TASK INSTRUCTIONS: Set the listing down again in full, word for word, with the pictures left out.

DATASET EXTRACT:
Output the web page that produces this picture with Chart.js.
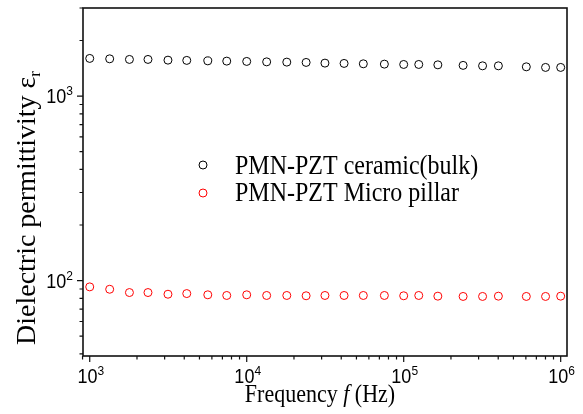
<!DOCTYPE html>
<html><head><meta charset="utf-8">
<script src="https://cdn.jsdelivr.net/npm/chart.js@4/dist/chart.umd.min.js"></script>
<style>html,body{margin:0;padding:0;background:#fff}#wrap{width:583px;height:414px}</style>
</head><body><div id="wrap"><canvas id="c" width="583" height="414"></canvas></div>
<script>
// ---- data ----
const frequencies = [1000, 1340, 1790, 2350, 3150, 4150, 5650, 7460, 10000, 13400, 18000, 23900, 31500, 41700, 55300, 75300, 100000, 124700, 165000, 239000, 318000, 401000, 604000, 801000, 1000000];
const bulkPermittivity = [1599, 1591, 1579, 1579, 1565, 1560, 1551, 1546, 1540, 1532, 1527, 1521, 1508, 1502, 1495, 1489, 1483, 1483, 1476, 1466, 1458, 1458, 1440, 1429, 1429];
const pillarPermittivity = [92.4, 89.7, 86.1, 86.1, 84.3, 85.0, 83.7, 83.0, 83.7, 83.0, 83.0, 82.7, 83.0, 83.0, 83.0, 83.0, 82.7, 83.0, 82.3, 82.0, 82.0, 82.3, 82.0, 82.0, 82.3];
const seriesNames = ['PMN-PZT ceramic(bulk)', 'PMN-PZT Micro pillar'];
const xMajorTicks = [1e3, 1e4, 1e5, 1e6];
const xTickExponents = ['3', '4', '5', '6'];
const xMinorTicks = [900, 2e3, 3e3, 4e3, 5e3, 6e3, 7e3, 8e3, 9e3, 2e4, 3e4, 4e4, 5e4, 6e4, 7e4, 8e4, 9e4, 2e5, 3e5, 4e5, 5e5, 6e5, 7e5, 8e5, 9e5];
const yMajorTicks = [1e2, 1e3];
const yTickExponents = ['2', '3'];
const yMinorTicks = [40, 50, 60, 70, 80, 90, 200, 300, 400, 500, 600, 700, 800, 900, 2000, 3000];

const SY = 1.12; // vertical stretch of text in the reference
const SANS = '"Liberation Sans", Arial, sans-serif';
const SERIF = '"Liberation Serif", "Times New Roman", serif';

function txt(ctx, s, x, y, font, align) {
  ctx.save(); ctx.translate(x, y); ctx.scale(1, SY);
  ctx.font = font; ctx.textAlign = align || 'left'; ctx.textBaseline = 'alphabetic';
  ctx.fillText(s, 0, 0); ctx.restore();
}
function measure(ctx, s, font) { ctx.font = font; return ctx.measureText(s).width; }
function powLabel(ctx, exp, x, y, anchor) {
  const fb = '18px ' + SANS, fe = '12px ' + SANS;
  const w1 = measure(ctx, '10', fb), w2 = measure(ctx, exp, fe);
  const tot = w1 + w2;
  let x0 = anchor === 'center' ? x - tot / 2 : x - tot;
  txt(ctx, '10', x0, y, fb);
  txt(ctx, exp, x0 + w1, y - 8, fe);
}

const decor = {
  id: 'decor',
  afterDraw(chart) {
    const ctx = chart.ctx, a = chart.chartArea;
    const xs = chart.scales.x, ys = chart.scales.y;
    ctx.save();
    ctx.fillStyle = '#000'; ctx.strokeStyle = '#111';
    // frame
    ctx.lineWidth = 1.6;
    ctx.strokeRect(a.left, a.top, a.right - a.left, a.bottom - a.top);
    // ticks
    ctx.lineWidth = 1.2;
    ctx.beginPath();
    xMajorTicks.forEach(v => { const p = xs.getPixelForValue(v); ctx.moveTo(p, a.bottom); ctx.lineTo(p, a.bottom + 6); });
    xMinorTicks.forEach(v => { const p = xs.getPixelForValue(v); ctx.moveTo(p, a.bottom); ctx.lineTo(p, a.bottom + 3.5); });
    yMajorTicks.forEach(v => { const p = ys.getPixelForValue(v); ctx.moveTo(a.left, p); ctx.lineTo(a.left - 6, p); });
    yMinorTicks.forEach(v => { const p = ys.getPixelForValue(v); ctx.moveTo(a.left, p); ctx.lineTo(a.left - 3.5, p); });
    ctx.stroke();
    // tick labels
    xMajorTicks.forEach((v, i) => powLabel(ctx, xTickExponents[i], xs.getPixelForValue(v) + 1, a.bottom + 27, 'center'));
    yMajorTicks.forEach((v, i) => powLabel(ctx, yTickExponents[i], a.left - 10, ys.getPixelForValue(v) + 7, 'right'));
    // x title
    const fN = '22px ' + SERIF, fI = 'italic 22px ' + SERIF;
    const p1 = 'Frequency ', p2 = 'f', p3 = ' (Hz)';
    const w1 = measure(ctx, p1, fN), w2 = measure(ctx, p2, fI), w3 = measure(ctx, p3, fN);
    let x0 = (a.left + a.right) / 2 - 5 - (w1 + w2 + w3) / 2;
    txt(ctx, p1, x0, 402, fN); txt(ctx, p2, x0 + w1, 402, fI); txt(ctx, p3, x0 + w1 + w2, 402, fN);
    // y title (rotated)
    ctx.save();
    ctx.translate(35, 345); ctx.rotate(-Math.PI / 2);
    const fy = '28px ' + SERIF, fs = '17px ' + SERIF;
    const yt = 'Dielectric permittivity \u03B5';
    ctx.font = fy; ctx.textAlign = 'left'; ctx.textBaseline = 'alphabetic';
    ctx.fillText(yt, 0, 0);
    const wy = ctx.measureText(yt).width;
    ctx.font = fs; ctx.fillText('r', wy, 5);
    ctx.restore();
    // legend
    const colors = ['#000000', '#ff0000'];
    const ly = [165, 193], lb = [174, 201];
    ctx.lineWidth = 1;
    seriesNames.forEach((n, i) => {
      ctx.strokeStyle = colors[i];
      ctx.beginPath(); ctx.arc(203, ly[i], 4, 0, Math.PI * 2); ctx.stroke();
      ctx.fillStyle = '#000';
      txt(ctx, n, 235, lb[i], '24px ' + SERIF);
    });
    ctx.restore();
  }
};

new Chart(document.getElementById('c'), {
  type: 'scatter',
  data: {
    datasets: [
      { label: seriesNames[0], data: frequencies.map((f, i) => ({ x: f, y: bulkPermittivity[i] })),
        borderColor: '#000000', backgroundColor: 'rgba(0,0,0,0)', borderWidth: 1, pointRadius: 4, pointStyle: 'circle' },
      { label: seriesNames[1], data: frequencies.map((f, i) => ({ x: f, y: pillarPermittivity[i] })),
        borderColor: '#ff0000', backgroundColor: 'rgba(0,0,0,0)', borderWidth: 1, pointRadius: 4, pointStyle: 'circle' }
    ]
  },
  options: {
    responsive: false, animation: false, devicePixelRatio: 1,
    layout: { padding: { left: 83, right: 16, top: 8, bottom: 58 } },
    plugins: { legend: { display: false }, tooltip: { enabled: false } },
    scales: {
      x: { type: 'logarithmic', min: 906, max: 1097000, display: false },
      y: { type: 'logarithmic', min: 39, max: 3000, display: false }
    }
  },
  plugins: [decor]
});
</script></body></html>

WRITTEN RESPONSE:
Output the web page that produces this picture with Chart.js.
<!DOCTYPE html>
<html><head><meta charset="utf-8">
<script src="https://cdn.jsdelivr.net/npm/chart.js@4/dist/chart.umd.min.js"></script>
<style>html,body{margin:0;padding:0;background:#fff}#wrap{width:583px;height:414px}</style>
</head><body><div id="wrap"><canvas id="c" width="583" height="414"></canvas></div>
<script>
// ---- data ----
const frequencies = [1000, 1340, 1790, 2350, 3150, 4150, 5650, 7460, 10000, 13400, 18000, 23900, 31500, 41700, 55300, 75300, 100000, 124700, 165000, 239000, 318000, 401000, 604000, 801000, 1000000];
const bulkPermittivity = [1599, 1591, 1579, 1579, 1565, 1560, 1551, 1546, 1540, 1532, 1527, 1521, 1508, 1502, 1495, 1489, 1483, 1483, 1476, 1466, 1458, 1458, 1440, 1429, 1429];
const pillarPermittivity = [92.4, 89.7, 86.1, 86.1, 84.3, 85.0, 83.7, 83.0, 83.7, 83.0, 83.0, 82.7, 83.0, 83.0, 83.0, 83.0, 82.7, 83.0, 82.3, 82.0, 82.0, 82.3, 82.0, 82.0, 82.3];
const seriesNames = ['PMN-PZT ceramic(bulk)', 'PMN-PZT Micro pillar'];
const xMajorTicks = [1e3, 1e4, 1e5, 1e6];
const xTickExponents = ['3', '4', '5', '6'];
const xMinorTicks = [900, 2e3, 3e3, 4e3, 5e3, 6e3, 7e3, 8e3, 9e3, 2e4, 3e4, 4e4, 5e4, 6e4, 7e4, 8e4, 9e4, 2e5, 3e5, 4e5, 5e5, 6e5, 7e5, 8e5, 9e5];
const yMajorTicks = [1e2, 1e3];
const yTickExponents = ['2', '3'];
const yMinorTicks = [40, 50, 60, 70, 80, 90, 200, 300, 400, 500, 600, 700, 800, 900, 2000, 3000];

const SY = 1.12; // vertical stretch of text in the reference
const SANS = '"Liberation Sans", Arial, sans-serif';
const SERIF = '"Liberation Serif", "Times New Roman", serif';

function txt(ctx, s, x, y, font, align) {
  ctx.save(); ctx.translate(x, y); ctx.scale(1, SY);
  ctx.font = font; ctx.textAlign = align || 'left'; ctx.textBaseline = 'alphabetic';
  ctx.fillText(s, 0, 0); ctx.restore();
}
function measure(ctx, s, font) { ctx.font = font; return ctx.measureText(s).width; }
function powLabel(ctx, exp, x, y, anchor) {
  const fb = '18px ' + SANS, fe = '12px ' + SANS;
  const w1 = measure(ctx, '10', fb), w2 = measure(ctx, exp, fe);
  const tot = w1 + w2;
  let x0 = anchor === 'center' ? x - tot / 2 : x - tot;
  txt(ctx, '10', x0, y, fb);
  txt(ctx, exp, x0 + w1, y - 8, fe);
}

const decor = {
  id: 'decor',
  afterDraw(chart) {
    const ctx = chart.ctx, a = chart.chartArea;
    const xs = chart.scales.x, ys = chart.scales.y;
    ctx.save();
    ctx.fillStyle = '#000'; ctx.strokeStyle = '#111';
    // frame
    ctx.lineWidth = 1.6;
    ctx.strokeRect(a.left, a.top, a.right - a.left, a.bottom - a.top);
    // ticks
    ctx.lineWidth = 1.2;
    ctx.beginPath();
    xMajorTicks.forEach(v => { const p = xs.getPixelForValue(v); ctx.moveTo(p, a.bottom); ctx.lineTo(p, a.bottom + 6); });
    xMinorTicks.forEach(v => { const p = xs.getPixelForValue(v); ctx.moveTo(p, a.bottom); ctx.lineTo(p, a.bottom + 3.5); });
    yMajorTicks.forEach(v => { const p = ys.getPixelForValue(v); ctx.moveTo(a.left, p); ctx.lineTo(a.left - 6, p); });
    yMinorTicks.forEach(v => { const p = ys.getPixelForValue(v); ctx.moveTo(a.left, p); ctx.lineTo(a.left - 3.5, p); });
    ctx.stroke();
    // tick labels
    xMajorTicks.forEach((v, i) => powLabel(ctx, xTickExponents[i], xs.getPixelForValue(v) + 1, a.bottom + 27, 'center'));
    yMajorTicks.forEach((v, i) => powLabel(ctx, yTickExponents[i], a.left - 10, ys.getPixelForValue(v) + 7, 'right'));
    // x title
    const fN = '22px ' + SERIF, fI = 'italic 22px ' + SERIF;
    const p1 = 'Frequency ', p2 = 'f', p3 = ' (Hz)';
    const w1 = measure(ctx, p1, fN), w2 = measure(ctx, p2, fI), w3 = measure(ctx, p3, fN);
    let x0 = (a.left + a.right) / 2 - 5 - (w1 + w2 + w3) / 2;
    txt(ctx, p1, x0, 402, fN); txt(ctx, p2, x0 + w1, 402, fI); txt(ctx, p3, x0 + w1 + w2, 402, fN);
    // y title (rotated)
    ctx.save();
    ctx.translate(35, 345); ctx.rotate(-Math.PI / 2);
    const fy = '28px ' + SERIF, fs = '17px ' + SERIF;
    const yt = 'Dielectric permittivity \u03B5';
    ctx.font = fy; ctx.textAlign = 'left'; ctx.textBaseline = 'alphabetic';
    ctx.fillText(yt, 0, 0);
    const wy = ctx.measureText(yt).width;
    ctx.font = fs; ctx.fillText('r', wy, 5);
    ctx.restore();
    // legend
    const colors = ['#000000', '#ff0000'];
    const ly = [165, 193], lb = [174, 201];
    ctx.lineWidth = 1;
    seriesNames.forEach((n, i) => {
      ctx.strokeStyle = colors[i];
      ctx.beginPath(); ctx.arc(203, ly[i], 4, 0, Math.PI * 2); ctx.stroke();
      ctx.fillStyle = '#000';
      txt(ctx, n, 235, lb[i], '24px ' + SERIF);
    });
    ctx.restore();
  }
};

new Chart(document.getElementById('c'), {
  type: 'scatter',
  data: {
    datasets: [
      { label: seriesNames[0], data: frequencies.map((f, i) => ({ x: f, y: bulkPermittivity[i] })),
        borderColor: '#000000', backgroundColor: 'rgba(0,0,0,0)', borderWidth: 1, pointRadius: 4, pointStyle: 'circle' },
      { label: seriesNames[1], data: frequencies.map((f, i) => ({ x: f, y: pillarPermittivity[i] })),
        borderColor: '#ff0000', backgroundColor: 'rgba(0,0,0,0)', borderWidth: 1, pointRadius: 4, pointStyle: 'circle' }
    ]
  },
  options: {
    responsive: false, animation: false, devicePixelRatio: 1,
    layout: { padding: { left: 83, right: 16, top: 8, bottom: 58 } },
    plugins: { legend: { display: false }, tooltip: { enabled: false } },
    scales: {
      x: { type: 'logarithmic', min: 906, max: 1097000, display: false },
      y: { type: 'logarithmic', min: 39, max: 3000, display: false }
    }
  },
  plugins: [decor]
});
</script></body></html>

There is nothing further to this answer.